### Records supplied
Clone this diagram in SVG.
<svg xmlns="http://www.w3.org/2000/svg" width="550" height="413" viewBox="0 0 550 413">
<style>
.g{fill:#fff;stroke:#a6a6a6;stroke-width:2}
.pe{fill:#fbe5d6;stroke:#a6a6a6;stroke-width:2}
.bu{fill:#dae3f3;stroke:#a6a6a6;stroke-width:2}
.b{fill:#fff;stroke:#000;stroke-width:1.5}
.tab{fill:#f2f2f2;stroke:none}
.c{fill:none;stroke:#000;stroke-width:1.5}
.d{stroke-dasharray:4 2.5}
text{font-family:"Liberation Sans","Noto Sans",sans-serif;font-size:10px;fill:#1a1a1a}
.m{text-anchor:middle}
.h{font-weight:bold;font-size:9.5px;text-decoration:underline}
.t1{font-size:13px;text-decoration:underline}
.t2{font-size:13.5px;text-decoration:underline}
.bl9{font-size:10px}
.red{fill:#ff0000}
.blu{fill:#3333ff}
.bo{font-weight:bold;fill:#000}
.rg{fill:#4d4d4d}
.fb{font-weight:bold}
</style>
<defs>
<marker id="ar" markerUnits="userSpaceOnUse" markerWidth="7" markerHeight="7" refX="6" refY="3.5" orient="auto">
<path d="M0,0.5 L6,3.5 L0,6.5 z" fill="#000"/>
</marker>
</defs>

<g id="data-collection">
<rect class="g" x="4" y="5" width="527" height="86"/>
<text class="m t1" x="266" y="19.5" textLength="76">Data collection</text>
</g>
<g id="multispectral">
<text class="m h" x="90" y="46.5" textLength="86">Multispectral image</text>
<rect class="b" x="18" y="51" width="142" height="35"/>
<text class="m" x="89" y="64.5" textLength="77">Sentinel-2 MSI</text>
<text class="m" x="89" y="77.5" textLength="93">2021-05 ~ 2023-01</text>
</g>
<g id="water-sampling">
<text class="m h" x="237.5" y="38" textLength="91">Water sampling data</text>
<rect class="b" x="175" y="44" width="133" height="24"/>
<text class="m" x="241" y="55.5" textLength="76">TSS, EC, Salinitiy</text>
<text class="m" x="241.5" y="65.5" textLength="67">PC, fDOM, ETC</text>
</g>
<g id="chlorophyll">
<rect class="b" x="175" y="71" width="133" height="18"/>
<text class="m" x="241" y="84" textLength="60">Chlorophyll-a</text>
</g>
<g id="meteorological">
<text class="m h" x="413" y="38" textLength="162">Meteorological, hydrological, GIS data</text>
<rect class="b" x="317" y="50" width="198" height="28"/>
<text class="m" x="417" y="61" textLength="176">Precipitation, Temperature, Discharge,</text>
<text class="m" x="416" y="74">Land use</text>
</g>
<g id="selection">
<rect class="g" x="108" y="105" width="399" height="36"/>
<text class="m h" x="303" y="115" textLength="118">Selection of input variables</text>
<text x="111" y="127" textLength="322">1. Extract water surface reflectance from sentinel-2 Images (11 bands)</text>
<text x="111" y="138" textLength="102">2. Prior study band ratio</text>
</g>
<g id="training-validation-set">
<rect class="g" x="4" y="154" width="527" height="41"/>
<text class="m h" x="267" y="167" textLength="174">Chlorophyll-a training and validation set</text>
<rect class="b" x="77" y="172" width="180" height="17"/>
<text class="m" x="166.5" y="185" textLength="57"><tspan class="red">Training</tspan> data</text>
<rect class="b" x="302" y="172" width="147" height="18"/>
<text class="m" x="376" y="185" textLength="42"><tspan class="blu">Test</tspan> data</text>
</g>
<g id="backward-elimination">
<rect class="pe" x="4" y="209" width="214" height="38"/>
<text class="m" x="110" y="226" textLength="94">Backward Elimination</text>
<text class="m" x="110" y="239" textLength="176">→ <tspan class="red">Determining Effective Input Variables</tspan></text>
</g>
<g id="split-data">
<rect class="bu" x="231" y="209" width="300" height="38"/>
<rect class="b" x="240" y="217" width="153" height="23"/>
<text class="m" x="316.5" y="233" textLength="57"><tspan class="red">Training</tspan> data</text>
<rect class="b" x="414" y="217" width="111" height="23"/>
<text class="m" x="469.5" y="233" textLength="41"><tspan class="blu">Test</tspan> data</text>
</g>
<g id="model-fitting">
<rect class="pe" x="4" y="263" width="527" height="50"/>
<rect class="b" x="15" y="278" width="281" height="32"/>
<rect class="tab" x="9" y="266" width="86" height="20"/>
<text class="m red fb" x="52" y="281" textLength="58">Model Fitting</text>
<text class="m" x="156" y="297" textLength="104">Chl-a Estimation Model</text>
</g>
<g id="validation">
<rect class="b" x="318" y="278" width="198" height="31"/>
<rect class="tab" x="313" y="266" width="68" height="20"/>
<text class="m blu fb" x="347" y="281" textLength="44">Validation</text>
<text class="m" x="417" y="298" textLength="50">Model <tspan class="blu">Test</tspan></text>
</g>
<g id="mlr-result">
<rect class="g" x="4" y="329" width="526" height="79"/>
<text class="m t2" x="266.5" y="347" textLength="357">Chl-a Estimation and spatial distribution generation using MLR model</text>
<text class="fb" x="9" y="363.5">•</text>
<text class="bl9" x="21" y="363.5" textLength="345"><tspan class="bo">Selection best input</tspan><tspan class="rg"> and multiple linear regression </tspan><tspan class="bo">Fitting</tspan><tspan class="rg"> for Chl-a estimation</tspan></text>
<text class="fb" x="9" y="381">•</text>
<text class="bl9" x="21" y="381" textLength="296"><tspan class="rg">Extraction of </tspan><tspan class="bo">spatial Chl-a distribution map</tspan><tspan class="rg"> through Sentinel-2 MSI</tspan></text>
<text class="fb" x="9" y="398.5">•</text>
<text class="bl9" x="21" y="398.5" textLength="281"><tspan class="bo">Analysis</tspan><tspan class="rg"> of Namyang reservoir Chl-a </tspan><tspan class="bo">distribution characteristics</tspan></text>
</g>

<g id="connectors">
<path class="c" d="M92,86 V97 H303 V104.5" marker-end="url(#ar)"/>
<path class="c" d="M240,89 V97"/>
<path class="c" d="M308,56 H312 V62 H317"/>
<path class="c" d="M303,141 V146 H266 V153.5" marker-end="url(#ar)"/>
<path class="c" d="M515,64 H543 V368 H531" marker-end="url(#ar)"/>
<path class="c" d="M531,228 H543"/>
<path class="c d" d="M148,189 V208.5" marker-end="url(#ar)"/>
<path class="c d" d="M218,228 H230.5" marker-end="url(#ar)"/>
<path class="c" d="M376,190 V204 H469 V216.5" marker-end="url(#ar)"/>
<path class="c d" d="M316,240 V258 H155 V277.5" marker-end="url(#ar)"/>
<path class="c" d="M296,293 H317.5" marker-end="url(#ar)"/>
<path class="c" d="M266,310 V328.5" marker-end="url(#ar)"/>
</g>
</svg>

==

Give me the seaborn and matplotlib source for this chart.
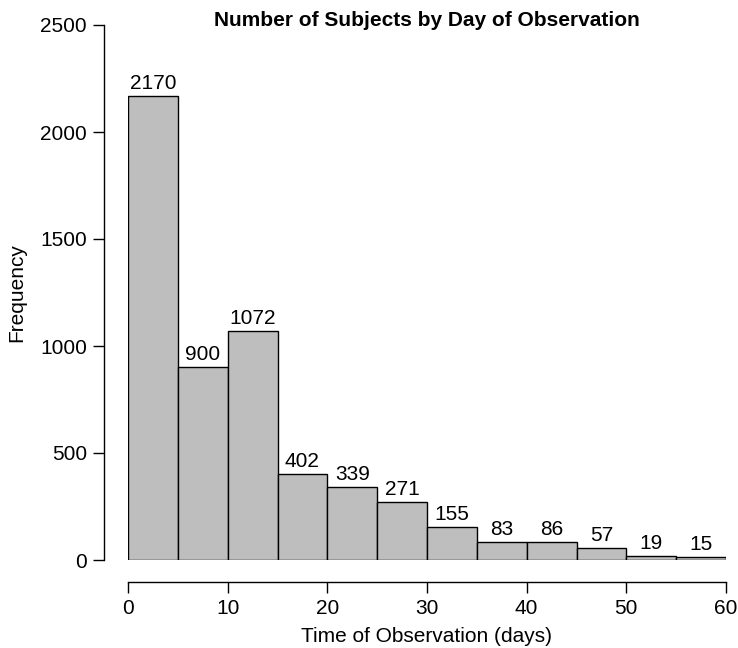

### Direction
Go through the material and copy out every line with "this" in it.

### Reply to the task
Clone this diagram in SVG.
Give me the seaborn and matplotlib source for this chart.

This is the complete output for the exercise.